Frequently asked questions

  • Is The 7 Habits of Highly Effective People still worth reading?

    Yes, though with patience for its age. The core framework — character before technique, private victory before public victory, urgency versus importance — is as useful as ever. Some case studies and prose are dated, and newer books have distilled pieces of it more concisely, but none have replaced the whole model.

  • How long does it take to read The 7 Habits?

    Around six to seven hours at an average pace for the roughly 380-page book. The chapters are dense compared to modern self-help, and many readers find it worthwhile to pause and apply each habit before continuing to the next.

  • What is the most actionable idea in The 7 Habits?

    The time-management matrix from habit three.
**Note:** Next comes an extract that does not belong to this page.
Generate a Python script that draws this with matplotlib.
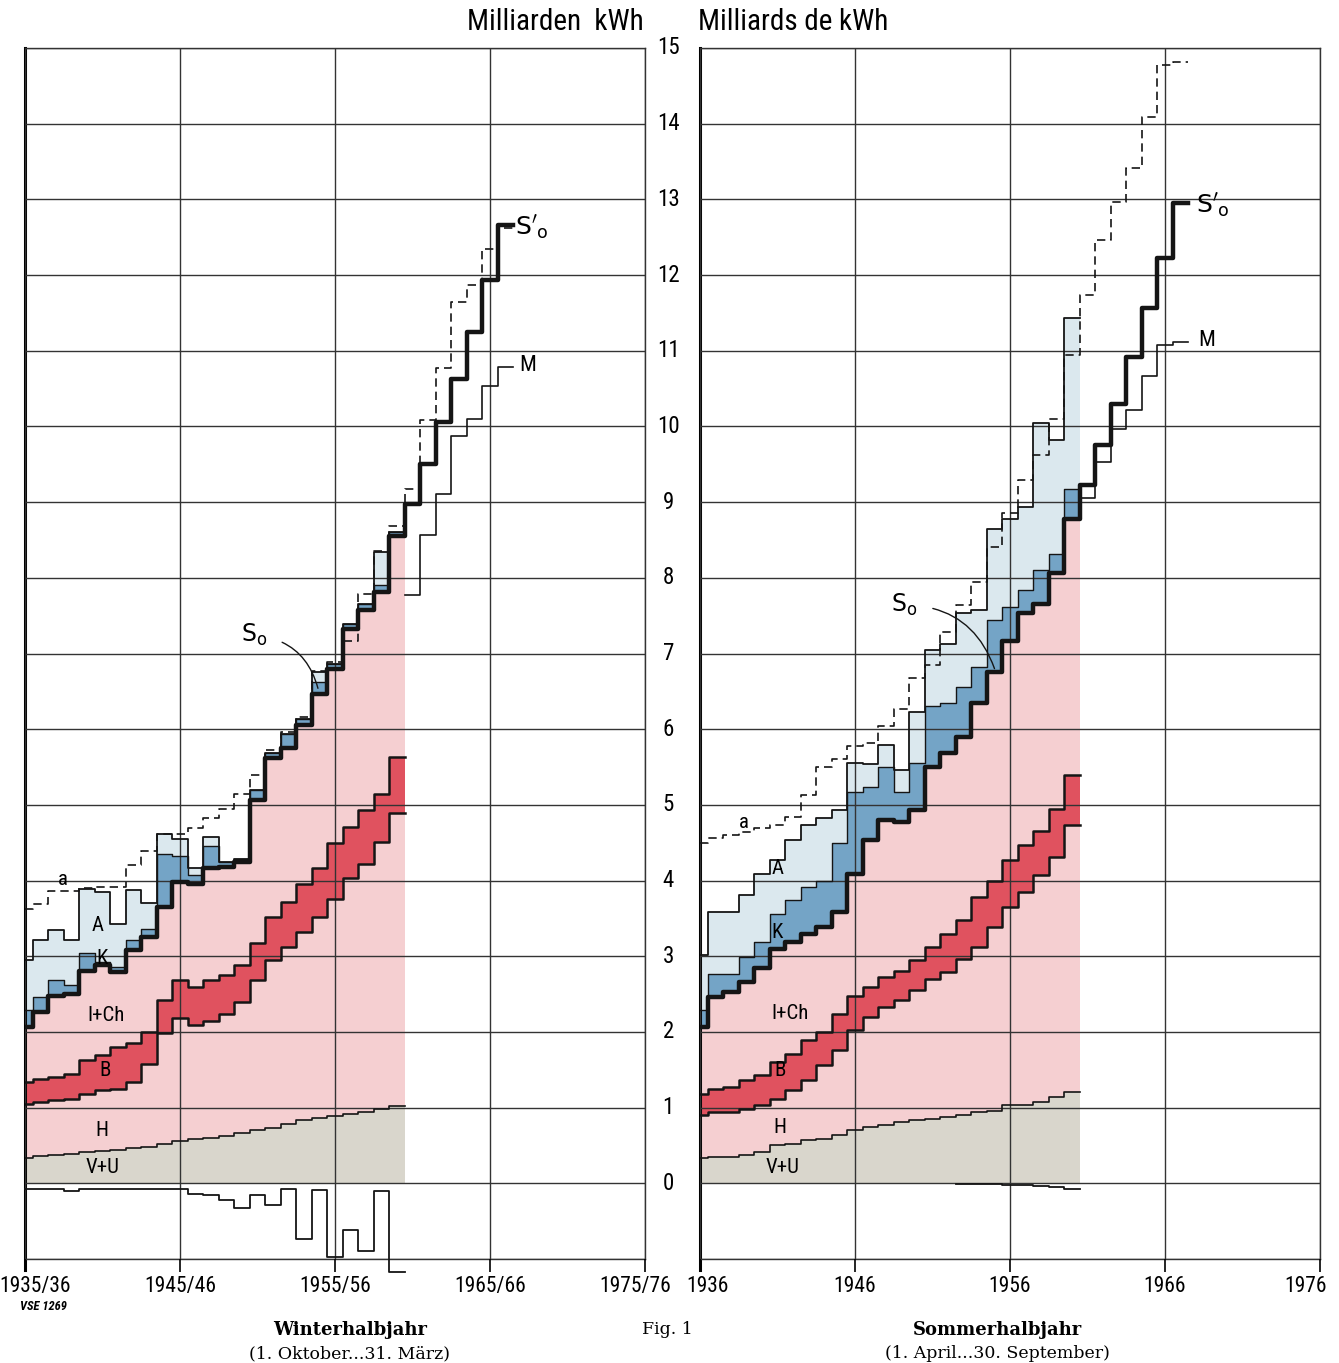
import numpy as np
import matplotlib.pyplot as plt
import matplotlib.transforms as mtransforms

plt.rcParams['font.family'] = ['Roboto Condensed', 'Liberation Sans', 'DejaVu Sans']
plt.rcParams['mathtext.fontset'] = 'dejavusans'

# Winterhalbjahr 1935/36 ... 1959/60, Milliarden kWh (Grenzen der Schichten)
w_start = 1935
vu_w = [0.33, 0.36, 0.37, 0.39, 0.42, 0.43, 0.44, 0.46, 0.48, 0.52, 0.56, 0.58, 0.60,
        0.63, 0.66, 0.70, 0.73, 0.78, 0.83, 0.86, 0.89, 0.92, 0.94, 0.98, 1.02]
bbot_w = [1.05, 1.07, 1.10, 1.12, 1.18, 1.23, 1.25, 1.34, 1.58, 1.98, 2.18, 2.09, 2.15,
          2.24, 2.40, 2.68, 2.95, 3.12, 3.32, 3.52, 3.76, 4.03, 4.22, 4.51, 4.89]
btop_w = [1.34, 1.38, 1.41, 1.45, 1.63, 1.69, 1.80, 1.85, 2.00, 2.42, 2.68, 2.60, 2.68,
          2.75, 2.88, 3.17, 3.52, 3.72, 3.96, 4.16, 4.49, 4.71, 4.93, 5.15, 5.63]
so_w = [2.07, 2.26, 2.48, 2.50, 2.81, 2.88, 2.79, 3.08, 3.26, 3.65, 3.98, 3.96, 4.16,
        4.18, 4.25, 5.07, 5.62, 5.75, 6.06, 6.46, 6.79, 7.32, 7.57, 7.81, 8.55]
k_w = [2.29, 2.46, 2.68, 2.62, 3.04, 2.93, 2.86, 3.22, 3.36, 4.35, 4.33, 4.07, 4.46,
       4.25, 4.29, 5.20, 5.69, 5.93, 6.13, 6.62, 6.86, 7.39, 7.65, 7.90, 8.60]
atop_w = [2.95, 3.21, 3.35, 3.21, 3.89, 3.85, 3.42, 3.87, 3.70, 4.62, 4.55, 4.17, 4.57,
          4.25, 4.29, 5.20, 5.69, 5.93, 6.13, 6.75, 6.86, 7.39, 7.65, 8.34, 8.60]
neg_w = [-0.08, -0.08, -0.08, -0.10, -0.08, -0.08, -0.08, -0.08, -0.08, -0.08, -0.07,
         -0.14, -0.16, -0.22, -0.33, -0.15, -0.29, -0.07, -0.73, -0.09, -0.98, -0.62,
         -0.89, -0.10, -1.17]
# bis 1966/67
a_w = [3.62, 3.69, 3.86, 3.86, 3.90, 3.91, 3.92, 4.21, 4.39, 4.61, 4.62, 4.70, 4.82,
       4.95, 5.15, 5.40, 5.72, 5.96, 6.16, 6.77, 6.89, 7.17, 7.79, 8.36, 8.69,
       9.18, 10.08, 10.77, 11.65, 11.87, 12.35, 12.62]
sp_w = [8.98, 9.51, 10.06, 10.63, 11.25, 11.93, 12.66]
m_w = [7.77, 8.56, 9.11, 9.88, 10.10, 10.54, 10.79]

# Sommerhalbjahr 1936 ... 1960
s_start = 1936
vu_s = [0.33, 0.35, 0.35, 0.38, 0.41, 0.50, 0.52, 0.57, 0.59, 0.64, 0.70, 0.75, 0.77,
        0.81, 0.83, 0.85, 0.87, 0.90, 0.94, 0.96, 1.03, 1.03, 1.08, 1.14, 1.21]
bbot_s = [0.90, 0.94, 0.94, 0.98, 1.03, 1.12, 1.23, 1.36, 1.56, 1.76, 2.02, 2.20, 2.33,
          2.42, 2.55, 2.70, 2.79, 2.97, 3.12, 3.39, 3.65, 3.85, 4.07, 4.31, 4.73]
btop_s = [1.18, 1.25, 1.27, 1.36, 1.43, 1.60, 1.71, 1.89, 2.00, 2.24, 2.48, 2.59, 2.73,
          2.81, 2.95, 3.12, 3.30, 3.48, 3.78, 4.00, 4.27, 4.47, 4.66, 4.95, 5.39]
so_s = [2.07, 2.46, 2.53, 2.66, 2.84, 3.10, 3.19, 3.30, 3.39, 3.59, 4.09, 4.53, 4.80,
        4.78, 4.93, 5.50, 5.68, 5.90, 6.34, 6.76, 7.16, 7.53, 7.66, 8.06, 8.78]
k_s = [2.29, 2.77, 2.77, 2.99, 3.19, 3.56, 3.74, 3.92, 4.00, 4.49, 5.17, 5.24, 5.50,
       5.17, 5.55, 6.30, 6.34, 6.56, 6.82, 7.44, 7.62, 7.84, 8.10, 8.32, 9.18]
atop_s = [3.01, 3.58, 3.58, 3.81, 4.09, 4.27, 4.53, 4.73, 4.82, 4.93, 5.55, 5.54, 5.79,
          5.46, 6.23, 7.04, 7.13, 7.53, 7.57, 8.65, 8.78, 8.94, 10.04, 9.82, 11.43]
neg_s_first = 17
neg_s = [-0.01, -0.01, -0.01, -0.02, -0.02, -0.03, -0.05, -0.07]
a_s = [4.50, 4.56, 4.60, 4.64, 4.69, 4.73, 4.84, 5.13, 5.50, 5.61, 5.78, 5.82, 6.04,
       6.27, 6.67, 6.85, 7.29, 7.64, 7.95, 8.41, 8.85, 9.29, 9.62, 10.10, 10.94,
       11.74, 12.46, 12.97, 13.41, 14.09, 14.77, 14.81]
sp_s = [9.22, 9.75, 10.30, 10.92, 11.56, 12.22, 12.95]
m_s = [9.05, 9.53, 9.97, 10.22, 10.66, 11.07, 11.12]

w_ticks = ['1935/36', '1945/46', '1955/56', '1965/66', '1975/76']
s_ticks = ['1936', '1946', '1956', '1966', '1976']

pink = '#f5cfd1'
red = '#e0525f'
grey = '#d9d6cc'
blue = '#74a4c6'
lblue = '#dbe8ee'
ink = '#151515'


def edges(start, n, first=0):
    # Stufe i liegt mittig auf start+i, die erste wird an der Achse abgeschnitten
    e = start + np.arange(first, first + n + 1) - 0.5
    if first == 0:
        e[0] = start
    return e


def ext(v):
    v = list(v)
    return np.array(v + v[-1:])


def panel(ax, start, vu, bbot, btop, so, k, atop, a, sp, m, neg, neg_first, ticks):
    n = len(vu)
    xe = edges(start, n)
    layers = [(np.zeros(n), vu, grey), (vu, bbot, pink), (bbot, btop, red),
              (btop, so, pink), (so, k, blue), (k, atop, lblue)]
    for lo, hi, c in layers:
        ax.fill_between(xe, ext(lo), ext(hi), step='post', color=c, lw=0, zorder=1)
    for v, lw in [(vu, 1.2), (bbot, 1.8), (btop, 1.8), (k, 1.0), (atop, 1.3)]:
        ax.step(xe, ext(v), where='post', color=ink, lw=lw, zorder=4)
    full = list(so) + list(sp)
    ax.step(edges(start, len(full)), ext(full), where='post', color=ink, lw=3.2, zorder=6)
    ax.step(edges(start, len(a)), ext(a), where='post', color=ink, lw=1.2,
            dashes=(5, 3), zorder=5)
    ax.step(edges(start, len(m), first=n), ext(m), where='post', color=ink, lw=1.2, zorder=5)
    ax.step(edges(start, len(neg), first=neg_first), ext(neg), where='post', color=ink,
            lw=1.3, zorder=5, clip_on=False)

    ax.set_xlim(start, start + 40)
    ax.set_ylim(-1, 15)
    ax.set_yticks(range(-1, 16))
    ax.set_xticks(range(start, start + 41, 10))
    ax.set_xticklabels(ticks, fontsize=15.5)
    ax.tick_params(axis='y', length=0, labelleft=False)
    ax.tick_params(axis='x', length=9, width=1.2, pad=3, direction='out')
    ax.grid(True, color='#333333', lw=1.0)
    ax.set_axisbelow(False)
    for sp_name in ['top', 'bottom', 'right']:
        ax.spines[sp_name].set_linewidth(1.0)
        ax.spines[sp_name].set_color('#333333')
    ax.spines['left'].set_linewidth(2.2)
    ax.spines['left'].set_bounds(-1.15, 15)


def nudge(label, px):
    label.set_transform(label.get_transform() +
                        mtransforms.ScaledTranslation(px / 100, 0, fig.dpi_scale_trans))


fig = plt.figure(figsize=(13.39, 13.63), dpi=100)
ax1 = fig.add_axes([25 / 1339, 1 - 1259 / 1363, 620 / 1339, 1211 / 1363])
ax2 = fig.add_axes([700 / 1339, 1 - 1259 / 1363, 620 / 1339, 1211 / 1363])

panel(ax1, w_start, vu_w, bbot_w, btop_w, so_w, k_w, atop_w, a_w, sp_w, m_w,
      neg_w, 0, w_ticks)
panel(ax2, s_start, vu_s, bbot_s, btop_s, so_s, k_s, atop_s, a_s, sp_s, m_s,
      neg_s, neg_s_first, s_ticks)

# Randbeschriftungen etwas einruecken wie im Original
nudge(ax1.get_xticklabels()[0], 10)
nudge(ax1.get_xticklabels()[-1], -10)
nudge(ax2.get_xticklabels()[0], 7)
nudge(ax2.get_xticklabels()[-1], -14)

# Skala in der Mitte
for v in range(0, 16):
    ax1.text(1976.5, v, str(v), ha='center', va='center', fontsize=16.5, clip_on=False)

lab = dict(ha='center', va='center', fontsize=15, zorder=8)
for ax, pos in [(ax1, [(1937.45, 4.02), (1939.7, 3.41), (1939.97, 2.97), (1940.2, 2.22),
                       (1940.16, 1.49), (1939.97, 0.70), (1940.0, 0.21)]),
                (ax2, [(1938.84, 4.77), (1941.0, 4.16), (1941.0, 3.32), (1941.8, 2.25),
                       (1941.16, 1.49), (1941.16, 0.74), (1941.35, 0.21)])]:
    for t, (x, y) in zip(['a', 'A', 'K', 'I+Ch', 'B', 'H', 'V+U'], pos):
        ax.text(x, y, t, **lab)

ax1.text(1967.7, 12.62, r"$\mathrm{S'_o}$", fontsize=18, ha='center', va='center')
ax2.text(1969.1, 12.92, r"$\mathrm{S'_o}$", fontsize=18, ha='center', va='center')
ax1.text(1967.45, 10.80, 'M', fontsize=16, ha='center', va='center')
ax2.text(1968.7, 11.14, 'M', fontsize=16, ha='center', va='center')

arc = dict(arrowstyle='-', connectionstyle='arc3,rad=-0.35', lw=1.0, color=ink,
           shrinkA=9, shrinkB=0)
ax1.annotate(r'$\mathrm{S_o}$', xy=(1953.9, 6.54), xytext=(1949.8, 7.24), fontsize=17,
             ha='center', va='center', arrowprops=arc, zorder=9)
ax2.annotate(r'$\mathrm{S_o}$', xy=(1955.0, 6.80), xytext=(1949.2, 7.64), fontsize=17,
             ha='center', va='center', arrowprops=arc, zorder=9)

fig.text(555 / 1339, 1 - 22 / 1363, 'Milliarden  kWh', fontsize=21, ha='center', va='center')
fig.text(793 / 1339, 1 - 22 / 1363, 'Milliards de kWh', fontsize=21, ha='center', va='center')
fig.text(20 / 1339, 1 - 1306 / 1363, 'VSE 1269', fontsize=9, style='italic',
         weight='bold', ha='left', va='center')
serif = ['DejaVu Serif']
fig.text(350 / 1339, 1 - 1330 / 1363, 'Winterhalbjahr', family=serif, weight='bold',
         fontsize=13, ha='center', va='center')
fig.text(350 / 1339, 1 - 1354 / 1363, '(1. Oktober...31. März)', family=serif,
         fontsize=12.5, ha='center', va='center')
fig.text(667 / 1339, 1 - 1330 / 1363, 'Fig. 1', family=serif, fontsize=12.5,
         ha='center', va='center')
fig.text(997 / 1339, 1 - 1330 / 1363, 'Sommerhalbjahr', family=serif, weight='bold',
         fontsize=13, ha='center', va='center')
fig.text(997 / 1339, 1 - 1354 / 1363, '(1. April...30. September)', family=serif,
         fontsize=12.5, ha='center', va='center')

fig.savefig('out.png', dpi=100)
Drawing your own version and categorizing last week's tasks by importance and urgency takes about ten minutes and almost always reveals that you're spending too little time in quadrant two — the important, non-urgent work that shapes the future.

  • How does The 7 Habits differ from Atomic Habits?

    Atomic Habits is about the mechanics of behavior change — how to build or break any habit using environmental design and identity. The 7 Habits is about which habits to build and why, grounded in a philosophy of character and principle. They complement each other well but operate at different levels.

  • Who should read The 7 Habits?

    People in or approaching leadership roles, anyone who feels reactive and wants a framework for taking more deliberate control of their priorities, and readers who want a foundational text rather than a trendy shortcut. It's less useful as a quick-read productivity fix and more useful as a model to return to over years.

About Stephen R. Covey

Stephen R. Covey (1932–2012) was an American educator, author, and management consultant. He earned an MBA from Harvard and a doctorate from Brigham Young University, where he later served as a professor and founding director of the Covey Leadership Center. In addition to The 7 Habits of Highly Effective People, he wrote The 8th Habit, Principle-Centered Leadership, and First Things First. Time magazine named him one of the twenty-five most influential Americans in 1996. His work has shaped leadership development programs at organizations worldwide and sold more than forty million copies across all editions.